For this exercise, return only the lines from the line containing "Generate a component" through the line containing "import * as", both ends included, exactly as they are.

Data for this exercise ->
....................

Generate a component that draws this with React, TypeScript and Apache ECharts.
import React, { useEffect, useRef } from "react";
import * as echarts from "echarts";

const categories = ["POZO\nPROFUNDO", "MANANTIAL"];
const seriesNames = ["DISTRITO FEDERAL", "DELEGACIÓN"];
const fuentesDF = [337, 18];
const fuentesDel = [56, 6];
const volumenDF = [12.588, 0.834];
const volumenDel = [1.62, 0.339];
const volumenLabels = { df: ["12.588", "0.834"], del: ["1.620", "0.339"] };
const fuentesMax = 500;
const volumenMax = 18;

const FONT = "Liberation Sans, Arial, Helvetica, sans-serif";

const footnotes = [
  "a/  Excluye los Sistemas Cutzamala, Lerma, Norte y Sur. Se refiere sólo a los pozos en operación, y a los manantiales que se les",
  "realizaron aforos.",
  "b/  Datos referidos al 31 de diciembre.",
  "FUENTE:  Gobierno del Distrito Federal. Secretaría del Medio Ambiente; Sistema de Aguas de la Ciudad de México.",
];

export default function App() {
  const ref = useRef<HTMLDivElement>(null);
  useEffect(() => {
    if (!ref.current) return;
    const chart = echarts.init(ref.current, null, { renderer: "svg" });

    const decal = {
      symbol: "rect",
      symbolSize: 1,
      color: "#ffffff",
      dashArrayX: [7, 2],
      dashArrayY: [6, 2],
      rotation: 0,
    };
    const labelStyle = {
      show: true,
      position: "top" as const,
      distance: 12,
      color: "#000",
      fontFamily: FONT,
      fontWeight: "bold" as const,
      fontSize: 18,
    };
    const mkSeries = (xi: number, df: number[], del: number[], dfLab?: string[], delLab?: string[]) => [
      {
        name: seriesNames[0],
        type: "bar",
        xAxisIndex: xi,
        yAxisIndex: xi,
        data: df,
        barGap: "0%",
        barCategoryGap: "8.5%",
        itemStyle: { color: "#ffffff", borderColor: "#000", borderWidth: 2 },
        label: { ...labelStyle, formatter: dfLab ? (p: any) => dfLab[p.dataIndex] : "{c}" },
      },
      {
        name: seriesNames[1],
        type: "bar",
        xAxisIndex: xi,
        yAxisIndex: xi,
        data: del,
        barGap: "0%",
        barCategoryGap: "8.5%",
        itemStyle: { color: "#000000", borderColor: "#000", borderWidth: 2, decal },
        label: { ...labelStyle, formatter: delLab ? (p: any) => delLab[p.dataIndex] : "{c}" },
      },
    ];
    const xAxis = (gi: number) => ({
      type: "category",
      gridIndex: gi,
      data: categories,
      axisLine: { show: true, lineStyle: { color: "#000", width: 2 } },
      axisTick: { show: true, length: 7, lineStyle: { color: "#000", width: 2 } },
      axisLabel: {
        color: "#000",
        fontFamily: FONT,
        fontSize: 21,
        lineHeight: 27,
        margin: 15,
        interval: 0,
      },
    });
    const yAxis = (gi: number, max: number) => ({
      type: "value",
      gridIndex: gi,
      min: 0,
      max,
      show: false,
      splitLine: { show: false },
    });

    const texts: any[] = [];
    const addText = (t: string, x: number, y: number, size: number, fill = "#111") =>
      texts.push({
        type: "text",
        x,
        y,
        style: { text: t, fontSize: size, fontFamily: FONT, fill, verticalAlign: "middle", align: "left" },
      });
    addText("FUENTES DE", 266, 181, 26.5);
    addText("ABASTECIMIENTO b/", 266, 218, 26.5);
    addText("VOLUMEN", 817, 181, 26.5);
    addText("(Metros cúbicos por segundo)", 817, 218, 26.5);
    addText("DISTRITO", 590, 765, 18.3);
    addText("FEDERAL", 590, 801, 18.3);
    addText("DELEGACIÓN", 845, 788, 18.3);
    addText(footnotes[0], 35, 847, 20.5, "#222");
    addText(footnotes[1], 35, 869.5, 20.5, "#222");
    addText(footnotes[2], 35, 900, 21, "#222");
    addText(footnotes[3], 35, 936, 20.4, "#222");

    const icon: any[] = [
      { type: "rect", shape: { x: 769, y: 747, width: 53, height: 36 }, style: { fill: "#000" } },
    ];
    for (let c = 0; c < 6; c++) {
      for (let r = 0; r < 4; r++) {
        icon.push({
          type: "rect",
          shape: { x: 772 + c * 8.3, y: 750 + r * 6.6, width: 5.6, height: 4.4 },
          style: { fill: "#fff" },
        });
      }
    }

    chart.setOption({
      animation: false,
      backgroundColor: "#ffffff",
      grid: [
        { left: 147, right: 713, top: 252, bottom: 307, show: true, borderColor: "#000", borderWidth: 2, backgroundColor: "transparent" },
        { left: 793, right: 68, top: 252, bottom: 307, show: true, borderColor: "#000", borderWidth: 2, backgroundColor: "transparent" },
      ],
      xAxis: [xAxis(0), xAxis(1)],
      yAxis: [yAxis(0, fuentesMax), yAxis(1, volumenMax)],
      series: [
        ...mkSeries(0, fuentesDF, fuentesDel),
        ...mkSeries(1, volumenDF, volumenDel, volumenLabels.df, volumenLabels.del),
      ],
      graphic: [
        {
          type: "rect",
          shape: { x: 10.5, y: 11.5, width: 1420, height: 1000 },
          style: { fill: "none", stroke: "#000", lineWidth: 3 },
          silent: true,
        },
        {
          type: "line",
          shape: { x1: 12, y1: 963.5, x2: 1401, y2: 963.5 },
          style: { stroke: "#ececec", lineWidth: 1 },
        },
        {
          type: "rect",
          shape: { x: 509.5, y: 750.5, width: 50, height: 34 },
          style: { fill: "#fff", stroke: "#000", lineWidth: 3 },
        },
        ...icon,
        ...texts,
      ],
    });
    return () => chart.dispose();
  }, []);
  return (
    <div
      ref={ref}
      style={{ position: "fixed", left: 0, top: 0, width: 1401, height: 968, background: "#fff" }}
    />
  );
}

....................

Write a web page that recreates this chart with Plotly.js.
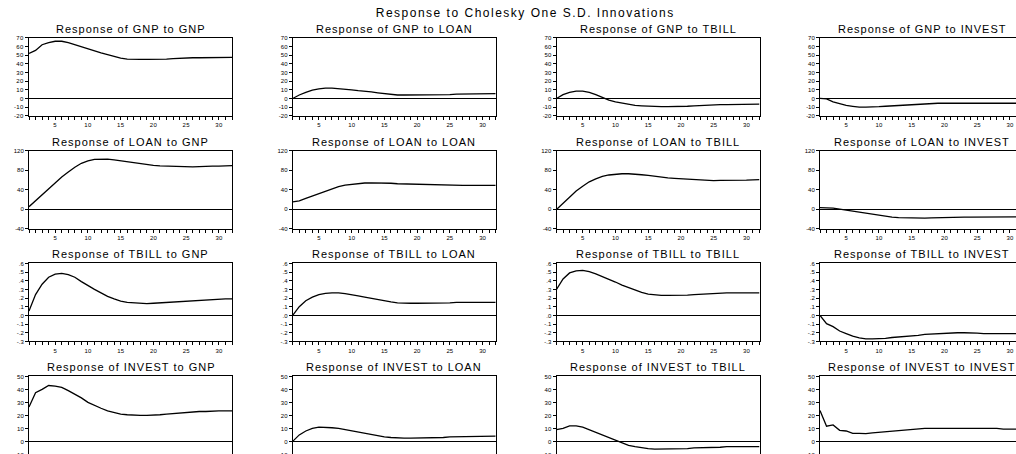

....................

Exercise solution ->
Generate a component that draws this with React, TypeScript and Apache ECharts.
import React, { useEffect, useRef } from "react";
import * as echarts from "echarts";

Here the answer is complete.